Looking at the papers, you can see that the first two stamps are the same, the bottom left stamp is distinct and then the top right and bottom right stamps are the same. I describe these papers as:
1. Greenish blue (top 2 stamps)
2. Blue (top right and bottom right 2 stamps)
3. Pale greenish blue (bottom left)
This last shade, is in my opinion what Unitrade means by the "whiter paper". I have never seen a 5c stamp from this set that was on truly white paper.
In terms of progression, the early printings are pure dark blue on blue paper and then the paper becomes greenish blue, while the ink colour gets darker and tends toward indigo.
The 7c Olive Bistre
This is without a doubt the most confusing colour, not just on this set, but on the subsequent Admiral issue as well. I base this conclusion on the fact that I almost never see these stamps properly identified on e-bay or any of the other major stamp sites.
Unitrade lists four major shade groups and these are fairly representative of what exists, although I believe there are several more that could be listed as we shall see below. However their listings include:
1. Olive bistre
2. Greenish bistre
3. Yellow olive
Of these shades, the last one, straw is probably the easiest to distinguish. It is a very light golden brown and is shown in the scan on the extreme right. It is the last printing of this stamp and the shade cannot contain any green - it must be a definite pale golden brown colour.

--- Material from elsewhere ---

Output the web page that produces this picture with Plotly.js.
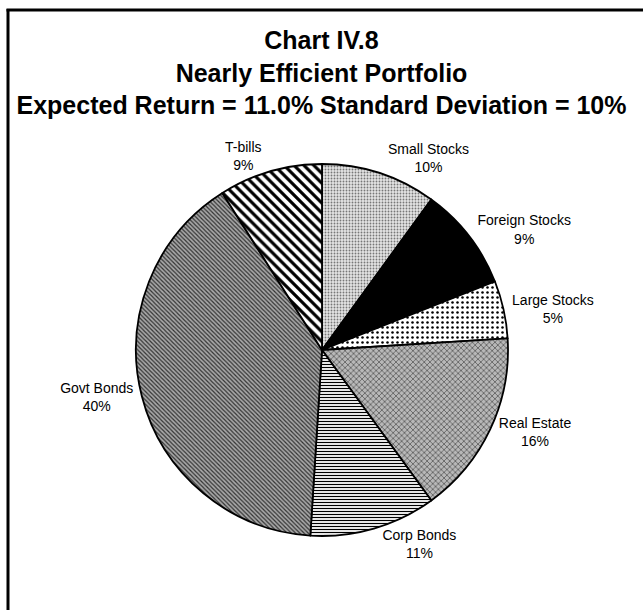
<!DOCTYPE html>
<html>
<head>
<meta charset="utf-8">
<script src="https://cdn.plot.ly/plotly-3.0.1.min.js"></script>
<style>html,body{margin:0;padding:0;background:#fff;}#chart{width:643px;height:610px;}</style>
</head>
<body>
<div id="chart"></div>
<script>
const labels = ["Small Stocks", "Foreign Stocks", "Large Stocks", "Real Estate", "Corp Bonds", "Govt Bonds", "T-bills"];
const values = [10, 9, 5, 16, 11, 40, 9];
const titleLines = ["Chart IV.8", "Nearly Efficient Portfolio", "Expected Return = 11.0% Standard Deviation = 10%"];

const W = 643, H = 610;
const cx = 322, cy = 350, r = 186;

const trace = {
  type: "pie",
  labels: labels,
  values: values,
  sort: false,
  direction: "clockwise",
  rotation: 0,
  textposition: "outside",
  texttemplate: "%{label}<br>%{value}%",
  textfont: {family: "Liberation Sans, Arial, sans-serif", size: 14, color: "#000"},
  hoverinfo: "label+value",
  showlegend: false,
  domain: {x: [(cx - r) / W, (cx + r) / W], y: [(H - cy - r) / H, (H - cy + r) / H]},
  marker: {
    colors: ["#e4e4e4", "#000000", "#ffffff", "#b8b8b8", "#ffffff", "#a8a8a8", "#ffffff"],
    line: {color: "#000", width: 1.8},
    pattern: {
      shape: [".", "", ".", "x", "-", "\\", "\\"],
      fgcolor: ["#777777", "#000000", "#000000", "#444444", "#000000", "#333333", "#000000"],
      bgcolor: ["#e4e4e4", "#000000", "#ffffff", "#b8b8b8", "#ffffff", "#a8a8a8", "#ffffff"],
      size: [3, 8, 5, 4, 3, 3, 7],
      solidity: [0.3, 0.3, 0.2, 0.3, 0.4, 0.4, 0.45]
    }
  }
};

const layout = {
  width: W, height: H,
  margin: {l: 0, r: 0, t: 0, b: 0},
  paper_bgcolor: "#fff",
  font: {family: "Liberation Sans, Arial, sans-serif", color: "#000"},
  title: {
    text: "<b>" + titleLines.join("<br>") + "</b>",
    font: {family: "Liberation Sans, Arial, sans-serif", size: 25, color: "#000"},
    x: 0.5, xanchor: "center",
    y: 1 - 49 / H, yanchor: "top", yref: "container"
  },
  shapes: [
    {type: "line", xref: "paper", yref: "paper", x0: 8 / W, x1: 8 / W, y0: 0, y1: 1 - 9 / H, line: {color: "#000", width: 3}},
    {type: "line", xref: "paper", yref: "paper", x0: 6.5 / W, x1: 1, y0: 1 - 10 / H, y1: 1 - 10 / H, line: {color: "#000", width: 3}}
  ]
};

Plotly.newPlot("chart", [trace], layout, {staticPlot: true});
</script>
</body>
</html>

The first two stamps on the left are olive-bistre and deep olive bistre. Bistre is a brownish yellow. Olive bistre is a greenish brown yellow with a more brownish than greenish tone. Although the scan doesn't show it both the yellow olive bistre and deep olive bistre shades contain distinct brown tones.

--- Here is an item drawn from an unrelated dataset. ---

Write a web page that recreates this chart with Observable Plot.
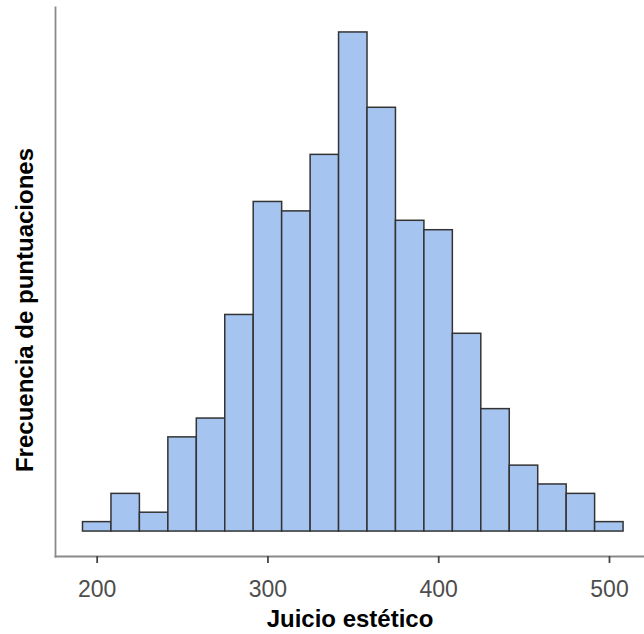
<!DOCTYPE html>
<html>
<head>
<meta charset="utf-8">
<script src="https://cdn.jsdelivr.net/npm/d3@7"></script>
<script src="https://cdn.jsdelivr.net/npm/@observablehq/plot@0.6"></script>
<style>
  html, body { margin: 0; padding: 0; background: #fff; }
  #chart svg { display: block; }
</style>
</head>
<body>
<div id="chart"></div>
<script>
// Histogram bin edges (score units) and the number of scores in each bin
const binEdges = [191.70, 208.36, 225.02, 241.68, 258.34, 275.00, 291.66, 308.32, 324.98, 341.64,
                  358.30, 374.96, 391.62, 408.28, 424.94, 441.60, 458.26, 474.92, 491.58, 508.24];
const binCounts = [1, 4, 2, 10, 12, 23, 35, 34, 40, 53, 45, 33, 32, 21, 13, 7, 5, 4, 1];
const xTicks = [200, 300, 400, 500];
const xTitle = "Juicio estético";
const yTitle = "Frecuencia de puntuaciones";

const bins = binCounts.map((count, i) => ({x1: binEdges[i], x2: binEdges[i + 1], count}));

const font = "'Liberation Sans', Arial, Helvetica, sans-serif";

const chart = Plot.plot({
  width: 644,
  height: 634,
  marginLeft: 55,
  marginRight: 0,
  marginTop: 7,
  marginBottom: 78,
  style: {fontFamily: font, background: "#fff"},
  x: {domain: [175.6, 520.5]},
  y: {domain: [-2.65, 55.65]},
  marks: [
    Plot.rectY(bins, {
      x1: "x1", x2: "x2", y1: 0, y2: "count",
      fill: "#a6c4f0", stroke: "#333333", strokeWidth: 1.5, inset: 0
    }),
    Plot.frame({anchor: "left", stroke: "#8a8a8a", strokeWidth: 1.8}),
    Plot.frame({anchor: "bottom", stroke: "#8a8a8a", strokeWidth: 1.8}),
    Plot.axisX({
      ticks: xTicks, tickSize: 7, tickPadding: 17, label: null,
      stroke: "#444", strokeWidth: 1.8, fill: "#4d4d4d", fontSize: 23
    }),
    Plot.axisY({ticks: [], label: null}),
    Plot.text([xTitle], {
      frameAnchor: "bottom", lineAnchor: "middle", textAnchor: "middle", dy: 63,
      fontSize: 24, fontWeight: "bold", fill: "#000"
    }),
    Plot.text([yTitle], {
      frameAnchor: "left", lineAnchor: "middle", textAnchor: "middle",
      dx: -30, dy: 28, rotate: -90,
      fontSize: 24, fontWeight: "bold", fill: "#000"
    })
  ]
});

document.getElementById("chart").appendChild(chart);
</script>
</body>
</html>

The next two stamps are greenish bistre and dull greenish bistre. This shade is very distinct in that it is definitely more green than brown.
Finally, the last three shades before the straw shade on the right are yellow olive and deep yellow olive. Remember that yellow olive is olive with a tinge of yellow. Olive, in turn is a brownish green. So in distinguishing yellow-olive from greenish bistre, it will generally come down to the question of whether or not the stamp is primarily olive, or whether it is primarily bistre. If you look at the stamps with that in mind, You can see that the three stamps at the right all lack the bistre tinge, being more green than bistre, or more yellow than bistre.

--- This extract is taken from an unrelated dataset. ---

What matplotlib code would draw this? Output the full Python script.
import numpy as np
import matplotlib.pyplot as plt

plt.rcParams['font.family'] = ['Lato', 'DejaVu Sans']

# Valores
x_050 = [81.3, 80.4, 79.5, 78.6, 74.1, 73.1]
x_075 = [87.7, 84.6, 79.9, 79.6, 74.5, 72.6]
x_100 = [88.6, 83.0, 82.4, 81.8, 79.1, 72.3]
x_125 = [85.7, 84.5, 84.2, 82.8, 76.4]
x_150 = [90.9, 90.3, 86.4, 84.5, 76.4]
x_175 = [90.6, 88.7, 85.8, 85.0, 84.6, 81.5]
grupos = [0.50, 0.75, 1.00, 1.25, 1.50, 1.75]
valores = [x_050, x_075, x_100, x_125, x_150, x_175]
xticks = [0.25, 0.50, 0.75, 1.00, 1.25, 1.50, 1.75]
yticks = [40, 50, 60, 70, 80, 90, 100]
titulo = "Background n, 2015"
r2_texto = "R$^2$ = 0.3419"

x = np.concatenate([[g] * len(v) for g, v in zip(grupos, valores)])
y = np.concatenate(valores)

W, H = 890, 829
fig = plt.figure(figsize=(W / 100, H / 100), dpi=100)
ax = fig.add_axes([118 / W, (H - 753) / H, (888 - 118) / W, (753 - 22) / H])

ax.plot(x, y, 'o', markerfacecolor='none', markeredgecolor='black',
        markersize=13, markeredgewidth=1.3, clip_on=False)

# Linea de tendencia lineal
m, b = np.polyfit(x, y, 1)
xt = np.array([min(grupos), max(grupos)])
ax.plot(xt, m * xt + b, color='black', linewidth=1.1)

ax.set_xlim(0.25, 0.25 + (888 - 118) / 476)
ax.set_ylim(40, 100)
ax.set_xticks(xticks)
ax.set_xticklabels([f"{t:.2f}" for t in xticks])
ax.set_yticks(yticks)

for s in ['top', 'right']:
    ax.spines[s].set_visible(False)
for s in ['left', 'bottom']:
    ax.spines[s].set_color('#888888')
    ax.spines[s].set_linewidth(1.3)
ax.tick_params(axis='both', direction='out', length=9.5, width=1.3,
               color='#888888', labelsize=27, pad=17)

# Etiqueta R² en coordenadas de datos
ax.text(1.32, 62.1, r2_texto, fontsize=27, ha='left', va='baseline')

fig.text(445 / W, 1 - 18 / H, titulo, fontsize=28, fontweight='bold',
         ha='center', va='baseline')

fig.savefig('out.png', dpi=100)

Further complicating the picture is the fact that Unitrade's listing is not complete. In addition to the listed shades, there are at least three more. The scan below shows from left to right, the deep straw, deep greenish bistre and pale sage green shades, none of which are listed in Unitrade.
The progression of the shades on this value is a bit tricky, but it would seem that it started out as greenish bistre and olive yellow, which are close to the colour of the 7c Queen Victoria Numeral issue, and then they gradually started to acquire more brown, becoming olive bistre, deep olive bistre, straw and sage-green. The straw and sage green shades would appear to be from the last printings made towards the end of 1910.
The 10c Brown Lilac
Unitrade lists only two shades of this value, being brown lilac and dull lilac. Again, I consider this to be incomplete as there are definite purple browns that are much more brown than lilac. The scan above shows from left to right:
1. Brown lilac
2. Dull brown lilac
3. Dull lilac
4. Purple brown
This colour is somewhat unstable and subject to fading when exposed to light for long periods of time so that very light and dull shades are likely colour changelings as opposed to genuine shade varieties. I am not certain of the progression on this stamp as dated used copies are quite hard to come by. However, I would expect that the brown lilac and dull lilacs are probably the later printings as these are closest in shade to the early printings of the 10c Admiral, while the purple browns are closest in shade to the 10c Queen Victoria Numeral issue.
The 20c Olive Green
Unitrade lists only two shades for this stamp: olive green and deep olive green. I believe that in addition to those two there needs to be a deep greyish olive green listed as well.
I believe that the stamp on the left is the deep greyish olive green, while the centre stamp is olive green and the stamp on the right is deep olive green. In terms of Unitrade's classification, most collectors and dealers would classify the first stamp as deep olive green and the second and third stamps as olive green. In terms of progression, it is difficult to be certain, again because dated used examples are so scarce. But the olive green shade is closest to the 20c Queen Victoria Numeral issue, while the deep greyish olive green is closest to the first printings of the 20c Admiral.
The 50c Purple
Like the 20c, Unitrade lists two varieties of this stamp: purple and deep purple. The deep purple in my opinion is usually very bright in relation to the regular shade. So in my opinion, the stamp on the right is purple, while the one on the right is deep purple.
This is a very tricky colour though as it is so susceptible to fading. Most used examples of this stamp are badly faded like the one shown below:
Examples like this are common and can be regarded as little more than spacefillers.
I do not know what the progression is at all with the purple colour on this stamp as dated used examples are extremely scarce, with most used stamps being roller cancelled like the above one. Further, there was no purple stamp in the Admiral Issue that this stamp could be compared to. While the earlier Numeral issue did have a purple 2c stamp, none of the shades of that stamp are close to the 50c of this set. The 1908 Quebec Tercentenary 10c also is different in shade compared to this stamp, so it is not very useful as a reference. So I would welcome any insight that you can provide as to the progression of the shade between the stamp's appearance in late 1908 and the end of it's life in 1911.